> [Instruction] Transcribe the material word for word, but without the images.

> [Dataset content]
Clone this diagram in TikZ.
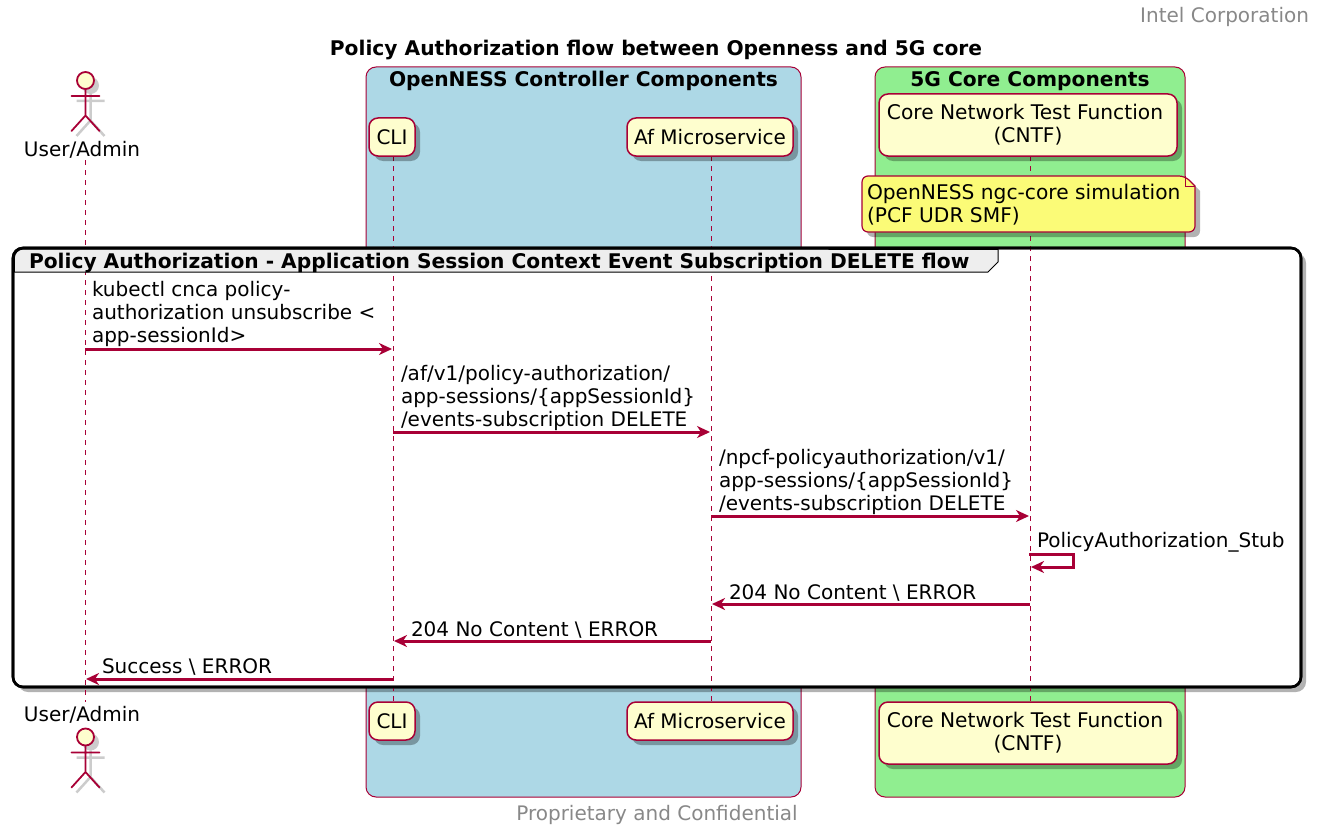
\documentclass[tikz,border=0pt]{standalone}
\usepackage{fontspec}
\setmainfont{DejaVu Sans}
\usetikzlibrary{arrows.meta,shadows}
\definecolor{umlred}{HTML}{A80036}
\definecolor{partfill}{HTML}{FEFECE}
\definecolor{notefill}{HTML}{FBFB77}
\definecolor{boxblue}{HTML}{ADD8E6}
\definecolor{boxgreen}{HTML}{90EE90}
\definecolor{tabfill}{HTML}{EEEEEE}
\definecolor{footgray}{HTML}{888888}
\tikzset{
  x=1pt,y=-1pt,
  every node/.style={inner sep=0pt,outer sep=0pt,font=\fontsize{20}{23}\selectfont},
  softshadow/.style={drop shadow={shadow xshift=5pt,shadow yshift=-5pt,opacity=.3,fill=black}},
  part/.style={draw=umlred,fill=partfill,line width=1.5pt,rounded corners=9pt,align=center,softshadow},
  actorlabel/.style={align=center},
  boxframe/.style={draw=umlred,line width=1pt,rounded corners=10pt},
  boldtext/.style={font=\fontsize{20.2}{23}\selectfont\bfseries},
  widetext/.style={font=\fontsize{20.2}{23}\selectfont},
  life/.style={draw=umlred,line width=1pt,dash pattern=on 5pt off 5pt},
  msg/.style={draw=umlred,line width=3pt,-{Stealth[length=13pt,width=12pt,inset=4pt]}},
  msgtext/.style={anchor=west,align=left},
  foot/.style={text=footgray},
  actorline/.style={draw=umlred,line width=1.8pt,line cap=round},
}
\newcommand{\actorfig}[2]{% x, head-centre y
  \begin{scope}[shift={(#1,#2)}]
    \begin{scope}[shift={(5,5)},draw opacity=.2,fill opacity=.2]
      \fill[black] (0,0) circle (8.5);
      \draw[black,line width=2.5pt] (0,8.5) -- (0,35) (-14,15.5) -- (14,15.5) (-14,50.5) -- (0,35) -- (14,50.5);
    \end{scope}
    \draw[actorline] (0,8.5) -- (0,35) (-14,15.5) -- (14,15.5) (-14,50.5) -- (0,35) -- (14,50.5);
    \draw[draw=umlred,fill=partfill,line width=1.8pt] (0,0) circle (8.5);
  \end{scope}}
\begin{document}
\begin{tikzpicture}
\useasboundingbox (0,0) rectangle (1321,832);
% footers and title
\node[foot,anchor=east] (hdr) at (1309,17) {Intel Corporation};
\node[boldtext] (title) at (656,50) {Policy Authorization flow between Openness and 5G core};
\node[foot] (ftr) at (657,815) {Proprietary and Confidential};
% coloured boxes
\path[boxframe,fill=boxblue] (366,67) rectangle (801,797);
\path[boxframe,fill=boxgreen] (875,67) rectangle (1185,797);
\node[boldtext] (bt1) at (583.5,81) {OpenNESS Controller Components};
\node[boldtext] (bt2) at (1030,81) {5G Core Components};
% group body
\path[draw=black,fill=white,line width=2.6pt,rounded corners=10pt,softshadow] (13,248) rectangle (1301,687);
% lifeline ends
\coordinate (a1) at (85,160); \coordinate (a2) at (85,702);
\coordinate (c1) at (393,156); \coordinate (c2) at (393,702);
\coordinate (f1) at (711,156); \coordinate (f2) at (711,702);
\coordinate (n1) at (1030,156); \coordinate (n2) at (1030,702);
\draw[life] (a1) -- (a2);
\draw[life] (c1) -- (c2);
\draw[life] (f1) -- (f2);
\draw[life] (n1) -- (n2);
% group tab
\path[draw=black,fill=tabfill,line width=1pt,rounded corners=0pt]
  (14.3,272) -- (14.3,258) arc[start angle=180,end angle=270,radius=9] -- (998,249.3) -- (998,262) -- (988,272) -- cycle;
\path[draw=black,line width=2.6pt,rounded corners=10pt] (13,248) rectangle (1301,687);
\node[anchor=west,boldtext] (gt) at (29,263) {Policy Authorization - Application Session Context Event Subscription DELETE flow};
% actors
\actorfig{85.5}{80.5}
\node[actorlabel] (ua1) at (82,150) {User/Admin};
\actorfig{85.5}{737}
\node[actorlabel] (ua2) at (82,715) {User/Admin};
% participants
\node[part,minimum width=46pt,minimum height=38pt] (cli1) at (392,137) {CLI};
\node[part,minimum width=166pt,minimum height=38pt] (af1) at (710,137) {Af Microservice};
\node[part,widetext,minimum width=298pt,minimum height=62pt] (cn1) at (1028,125) {Core Network Test Function\hspace*{6pt}\\(CNTF)};
\node[part,minimum width=46pt,minimum height=38pt] (cli2) at (392,721) {CLI};
\node[part,minimum width=166pt,minimum height=38pt] (af2) at (710,721) {Af Microservice};
\node[part,widetext,minimum width=298pt,minimum height=62pt] (cn2) at (1028,733) {Core Network Test Function\hspace*{6pt}\\(CNTF)};
% note
\path[draw=umlred,fill=notefill,line width=1.2pt,rounded corners=6pt,softshadow]
  (862,204) -- (862,176) -- (1185,176) [sharp corners] -- (1195,186) [rounded corners=6pt] -- (1195,232) -- (862,232) -- cycle;
\path[draw=umlred,line width=1pt] (1185,176) -- (1185,186) -- (1195,186);
\node[anchor=west,align=left,widetext] (note) at (867,205) {OpenNESS ngc-core simulation\\(PCF UDR SMF)};
% messages
\coordinate (m1s) at (85,349); \coordinate (m1e) at (392,349);
\coordinate (m2s) at (393,432); \coordinate (m2e) at (710,432);
\coordinate (m3s) at (711,516); \coordinate (m3e) at (1029,516);
\coordinate (m4s) at (1029,554); \coordinate (m4c) at (1073,554); \coordinate (m4d) at (1073,567); \coordinate (m4e) at (1031,567);
\coordinate (m5s) at (1030,604); \coordinate (m5e) at (712,604);
\coordinate (m6s) at (711,641); \coordinate (m6e) at (394,641);
\coordinate (m7s) at (393,679); \coordinate (m7e) at (86,679);
\draw[msg] (m1s) -- (m1e);
\draw[msg] (m2s) -- (m2e);
\draw[msg] (m3s) -- (m3e);
\draw[msg] (m4s) -- (m4c) -- (m4d) -- (m4e);
\draw[msg] (m5s) -- (m5e);
\draw[msg] (m6s) -- (m6e);
\draw[msg] (m7s) -- (m7e);
\node[msgtext] (t1) at (92,314) {kubectl cnca policy-\\authorization unsubscribe <\\app-sessionId>};
\node[msgtext] (t2) at (401,398) {/af/v1/policy-authorization/\\app-sessions/\{appSessionId\}\\/events-subscription DELETE};
\node[msgtext] (t3) at (719,482) {/npcf-policyauthorization/v1/\\app-sessions/\{appSessionId\}\\/events-subscription DELETE};
\node[msgtext] (t4) at (1037,542) {PolicyAuthorization\_Stub};
\node[msgtext] (t5) at (729,593) {204 No Content \textbackslash{} ERROR};
\node[msgtext] (t6) at (411,630) {204 No Content \textbackslash{} ERROR};
\node[msgtext] (t7) at (102,667) {Success \textbackslash{} ERROR};
\end{tikzpicture}
\end{document}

> [Answer for this exercise]
Clone this diagram in TikZ.
\documentclass[tikz,border=0pt]{standalone}
\usepackage{fontspec}
\setmainfont{DejaVu Sans}
\usetikzlibrary{arrows.meta,shadows}
\definecolor{umlred}{HTML}{A80036}
\definecolor{partfill}{HTML}{FEFECE}
\definecolor{notefill}{HTML}{FBFB77}
\definecolor{boxblue}{HTML}{ADD8E6}
\definecolor{boxgreen}{HTML}{90EE90}
\definecolor{tabfill}{HTML}{EEEEEE}
\definecolor{footgray}{HTML}{888888}
\tikzset{
  x=1pt,y=-1pt,
  every node/.style={inner sep=0pt,outer sep=0pt,font=\fontsize{20}{23}\selectfont},
  softshadow/.style={drop shadow={shadow xshift=5pt,shadow yshift=-5pt,opacity=.3,fill=black}},
  part/.style={draw=umlred,fill=partfill,line width=1.5pt,rounded corners=9pt,align=center,softshadow},
  actorlabel/.style={align=center},
  boxframe/.style={draw=umlred,line width=1pt,rounded corners=10pt},
  boldtext/.style={font=\fontsize{20.2}{23}\selectfont\bfseries},
  widetext/.style={font=\fontsize{20.2}{23}\selectfont},
  life/.style={draw=umlred,line width=1pt,dash pattern=on 5pt off 5pt},
  msg/.style={draw=umlred,line width=3pt,-{Stealth[length=13pt,width=12pt,inset=4pt]}},
  msgtext/.style={anchor=west,align=left},
  foot/.style={text=footgray},
  actorline/.style={draw=umlred,line width=1.8pt,line cap=round},
}
\newcommand{\actorfig}[2]{% x, head-centre y
  \begin{scope}[shift={(#1,#2)}]
    \begin{scope}[shift={(5,5)},draw opacity=.2,fill opacity=.2]
      \fill[black] (0,0) circle (8.5);
      \draw[black,line width=2.5pt] (0,8.5) -- (0,35) (-14,15.5) -- (14,15.5) (-14,50.5) -- (0,35) -- (14,50.5);
    \end{scope}
    \draw[actorline] (0,8.5) -- (0,35) (-14,15.5) -- (14,15.5) (-14,50.5) -- (0,35) -- (14,50.5);
    \draw[draw=umlred,fill=partfill,line width=1.8pt] (0,0) circle (8.5);
  \end{scope}}
\begin{document}
\begin{tikzpicture}
\useasboundingbox (0,0) rectangle (1321,832);
% footers and title
\node[foot,anchor=east] (hdr) at (1309,17) {Intel Corporation};
\node[boldtext] (title) at (656,50) {Policy Authorization flow between Openness and 5G core};
\node[foot] (ftr) at (657,815) {Proprietary and Confidential};
% coloured boxes
\path[boxframe,fill=boxblue] (366,67) rectangle (801,797);
\path[boxframe,fill=boxgreen] (875,67) rectangle (1185,797);
\node[boldtext] (bt1) at (583.5,81) {OpenNESS Controller Components};
\node[boldtext] (bt2) at (1030,81) {5G Core Components};
% group body
\path[draw=black,fill=white,line width=2.6pt,rounded corners=10pt,softshadow] (13,248) rectangle (1301,687);
% lifeline ends
\coordinate (a1) at (85,160); \coordinate (a2) at (85,702);
\coordinate (c1) at (393,156); \coordinate (c2) at (393,702);
\coordinate (f1) at (711,156); \coordinate (f2) at (711,702);
\coordinate (n1) at (1030,156); \coordinate (n2) at (1030,702);
\draw[life] (a1) -- (a2);
\draw[life] (c1) -- (c2);
\draw[life] (f1) -- (f2);
\draw[life] (n1) -- (n2);
% group tab
\path[draw=black,fill=tabfill,line width=1pt,rounded corners=0pt]
  (14.3,272) -- (14.3,258) arc[start angle=180,end angle=270,radius=9] -- (998,249.3) -- (998,262) -- (988,272) -- cycle;
\path[draw=black,line width=2.6pt,rounded corners=10pt] (13,248) rectangle (1301,687);
\node[anchor=west,boldtext] (gt) at (29,263) {Policy Authorization - Application Session Context Event Subscription DELETE flow};
% actors
\actorfig{85.5}{80.5}
\node[actorlabel] (ua1) at (82,150) {User/Admin};
\actorfig{85.5}{737}
\node[actorlabel] (ua2) at (82,715) {User/Admin};
% participants
\node[part,minimum width=46pt,minimum height=38pt] (cli1) at (392,137) {CLI};
\node[part,minimum width=166pt,minimum height=38pt] (af1) at (710,137) {Af Microservice};
\node[part,widetext,minimum width=298pt,minimum height=62pt] (cn1) at (1028,125) {Core Network Test Function\hspace*{6pt}\\(CNTF)};
\node[part,minimum width=46pt,minimum height=38pt] (cli2) at (392,721) {CLI};
\node[part,minimum width=166pt,minimum height=38pt] (af2) at (710,721) {Af Microservice};
\node[part,widetext,minimum width=298pt,minimum height=62pt] (cn2) at (1028,733) {Core Network Test Function\hspace*{6pt}\\(CNTF)};
% note
\path[draw=umlred,fill=notefill,line width=1.2pt,rounded corners=6pt,softshadow]
  (862,204) -- (862,176) -- (1185,176) [sharp corners] -- (1195,186) [rounded corners=6pt] -- (1195,232) -- (862,232) -- cycle;
\path[draw=umlred,line width=1pt] (1185,176) -- (1185,186) -- (1195,186);
\node[anchor=west,align=left,widetext] (note) at (867,205) {OpenNESS ngc-core simulation\\(PCF UDR SMF)};
% messages
\coordinate (m1s) at (85,349); \coordinate (m1e) at (392,349);
\coordinate (m2s) at (393,432); \coordinate (m2e) at (710,432);
\coordinate (m3s) at (711,516); \coordinate (m3e) at (1029,516);
\coordinate (m4s) at (1029,554); \coordinate (m4c) at (1073,554); \coordinate (m4d) at (1073,567); \coordinate (m4e) at (1031,567);
\coordinate (m5s) at (1030,604); \coordinate (m5e) at (712,604);
\coordinate (m6s) at (711,641); \coordinate (m6e) at (394,641);
\coordinate (m7s) at (393,679); \coordinate (m7e) at (86,679);
\draw[msg] (m1s) -- (m1e);
\draw[msg] (m2s) -- (m2e);
\draw[msg] (m3s) -- (m3e);
\draw[msg] (m4s) -- (m4c) -- (m4d) -- (m4e);
\draw[msg] (m5s) -- (m5e);
\draw[msg] (m6s) -- (m6e);
\draw[msg] (m7s) -- (m7e);
\node[msgtext] (t1) at (92,314) {kubectl cnca policy-\\authorization unsubscribe <\\app-sessionId>};
\node[msgtext] (t2) at (401,398) {/af/v1/policy-authorization/\\app-sessions/\{appSessionId\}\\/events-subscription DELETE};
\node[msgtext] (t3) at (719,482) {/npcf-policyauthorization/v1/\\app-sessions/\{appSessionId\}\\/events-subscription DELETE};
\node[msgtext] (t4) at (1037,542) {PolicyAuthorization\_Stub};
\node[msgtext] (t5) at (729,593) {204 No Content \textbackslash{} ERROR};
\node[msgtext] (t6) at (411,630) {204 No Content \textbackslash{} ERROR};
\node[msgtext] (t7) at (102,667) {Success \textbackslash{} ERROR};
\end{tikzpicture}
\end{document}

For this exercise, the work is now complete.